На время собственной отлучки, он запирал жену на ключ и по
возвращении ревизовал, на много ли подвинулась без него ее работа, заставлял ее
соблюдать строго вей постные дни, а сам, сидя против нее, уплетал цыплят;
задавал ей уроки чтения Псалтыря нараспев, как читают по покойникам, для чего
рядом с их спальной была небольшая молельня с множеством образов, лампадами и
свечами.
Заперев там жену часа на два, муж отправлялся на прогулку,
или возился с гувернанткой своих детей. Если, во время их редких выездов к
соседям, жена сделает или скажет что-нибудь несогласное с волей мужа, он ее
потихоньку щипнет, не имея возможности иначе заявить ей свое неудовольствие.
Случилось, что во время его поездки в Смоленск, Авдотья
Петровна, соскучившись одна, решилась приехать к нам и не успела вернуться
домой ранее мужа; тотчас пошли сцены ревности. Я уже легла спать, как вдруг ко
мне стучат. Это Каленов, тотчас по приезде домой, послал нарочного разыскивать
жену, и я должна была дать "свидетельство кучеру, что он свою барыню у нас
уже не застал, но что она действительно была".

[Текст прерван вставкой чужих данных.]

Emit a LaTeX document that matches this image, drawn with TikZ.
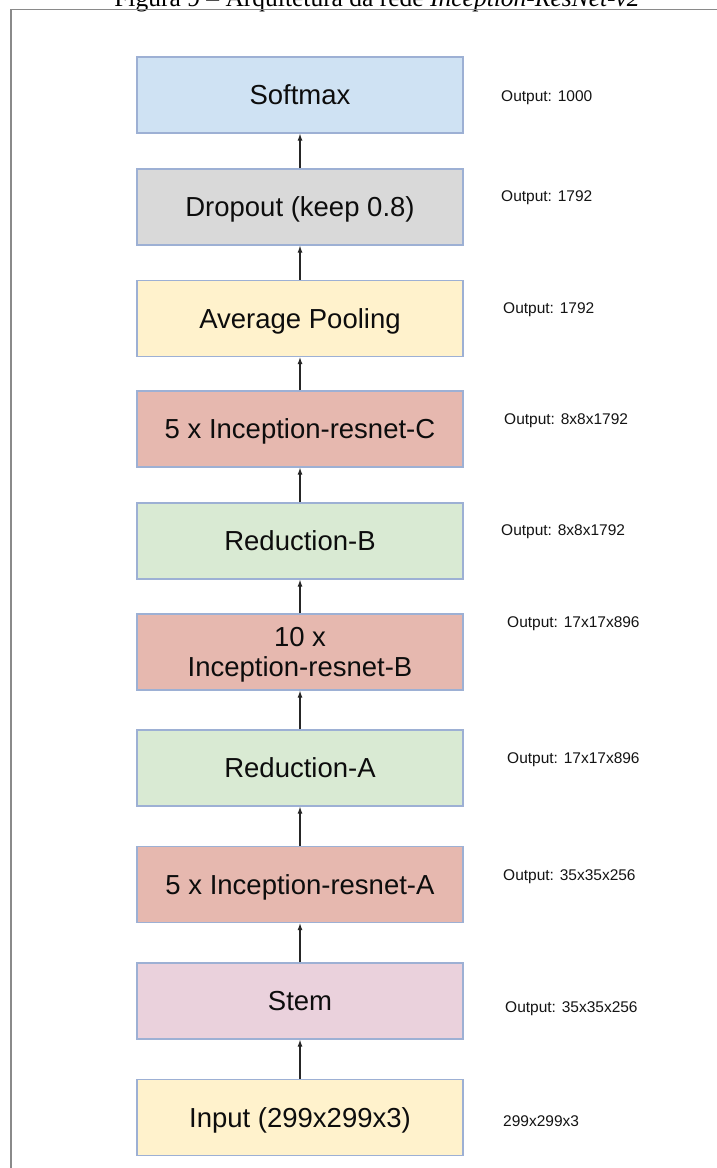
\documentclass[tikz,border=0pt]{standalone}
\usepackage{fontspec}
\setmainfont{Liberation Sans}
\newfontfamily\captionserif[Ligatures=TeX]{Liberation Serif}
\usetikzlibrary{arrows.meta}

\definecolor{bordc}{HTML}{9DB0D4}
\definecolor{cblue}{HTML}{CFE2F3}
\definecolor{cgray}{HTML}{D9D9D9}
\definecolor{cyellow}{HTML}{FFF2CC}
\definecolor{csalmon}{HTML}{E6B8AF}
\definecolor{cgreen}{HTML}{D9EAD3}
\definecolor{cmauve}{HTML}{EAD1DC}
\definecolor{framec}{HTML}{8A8A8A}

\newcommand{\lowerline}[1]{\raisebox{-3pt}[\height][\depth]{#1}}

\tikzset{
  layer/.style={draw=bordc, line width=1.2pt, minimum width=326pt, minimum height=76pt,
    inner sep=0pt, align=center, text=black!95,
    font=\fontsize{27.5}{30}\selectfont},
  onerow/.style={text height=19.7pt, text depth=0pt},
  outlabel/.style={anchor=base west, inner sep=0pt, text=black!92,
    font=\fontsize{15.5}{18}\selectfont},
  flow/.style={line width=1.1pt, draw=black!85, -{Latex[length=7pt,width=5pt]}},
}

\begin{document}
\begin{tikzpicture}[x=1pt, y=-1pt]
  \useasboundingbox (0,0) rectangle (717,1168);
  \fill[white] (0,0) rectangle (717,1168);

  % caption line, partly above the page edge
  \node[anchor=base, inner sep=0pt, font=\captionserif\fontsize{25.5}{28}\selectfont]
    (caption) at (377,6) {Figura 9 – Arquitetura da rede \textit{Inception-ResNet-v2}};

  % open frame round the figure
  \draw[framec, line width=1.4pt] (11,1175) -- (11,9.5) -- (725,9.5);

  % network layers, top to bottom
  \node[layer, onerow, fill=cblue]   (soft) at (300,95)    {Softmax};
  \node[layer, onerow, fill=cgray]   (drop) at (300,207)   {Dropout (keep 0.8)};
  \node[layer, onerow, fill=cyellow] (pool) at (300,318.5) {Average Pooling};
  \node[layer, onerow, fill=csalmon] (irc)  at (300,429)   {5 x Inception-resnet-C};
  \node[layer, onerow, fill=cgreen]  (redb) at (300,541)   {Reduction-B};
  \node[layer, fill=csalmon]         (irb)  at (300,652)
    {\lowerline{10 x}\\\lowerline{Inception-resnet-B}};
  \node[layer, onerow, fill=cgreen]  (reda) at (300,768)   {Reduction-A};
  \node[layer, onerow, fill=csalmon] (ira)  at (300,884.5) {5 x Inception-resnet-A};
  \node[layer, onerow, fill=cmauve]  (stem) at (300,1001)  {Stem};
  \node[layer, onerow, fill=cyellow] (inp)  at (300,1117.5){Input (299x299x3)};

  % data flow
  \draw[flow] (inp)  -- (stem);
  \draw[flow] (stem) -- (ira);
  \draw[flow] (ira)  -- (reda);
  \draw[flow] (reda) -- (irb);
  \draw[flow] (irb)  -- (redb);
  \draw[flow] (redb) -- (irc);
  \draw[flow] (irc)  -- (pool);
  \draw[flow] (pool) -- (drop);
  \draw[flow] (drop) -- (soft);

  % output shapes
  \node[outlabel] (osoft) at (501,101.5)  {Output: 1000};
  \node[outlabel] (odrop) at (501,201.5)  {Output: 1792};
  \node[outlabel] (opool) at (503,313.5)  {Output: 1792};
  \node[outlabel] (oirc)  at (504,424.5)  {Output: 8x8x1792};
  \node[outlabel] (oredb) at (501,535.5)  {Output: 8x8x1792};
  \node[outlabel] (oirb)  at (507,627.5)  {Output: 17x17x896};
  \node[outlabel] (oreda) at (507,763.5)  {Output: 17x17x896};
  \node[outlabel] (oira)  at (503,880.5)  {Output: 35x35x256};
  \node[outlabel] (ostem) at (505,1012.5) {Output: 35x35x256};
  \node[outlabel] (oinp)  at (503,1126.5) {299x299x3};
\end{tikzpicture}
\end{document}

Постепенно она чахла и умерла еще молодой, оставив двух
сирот. У Каленова было несколько нагальванизированных банок. Он делал опыты,
большей частью для своей, далеко не похвальной забавы. Раз приехал к нему
приходской священник. Угощая его, хозяин нагальванизировал чарку вина так
сильно, что гость, взяв ее в руку, упал со всех ног навзничь... (здесь
заканчиваются воспоминания Марьи Сергеевны Николевой).
Марья Сергеевна Николева вышла замуж за смоленского
дворянина Ивана Ивановича Транковского. Они имели трех детей, - двух дочерей
(Екатерина и Мария Ивановны) и сына, Алексея Ивановича Транковского.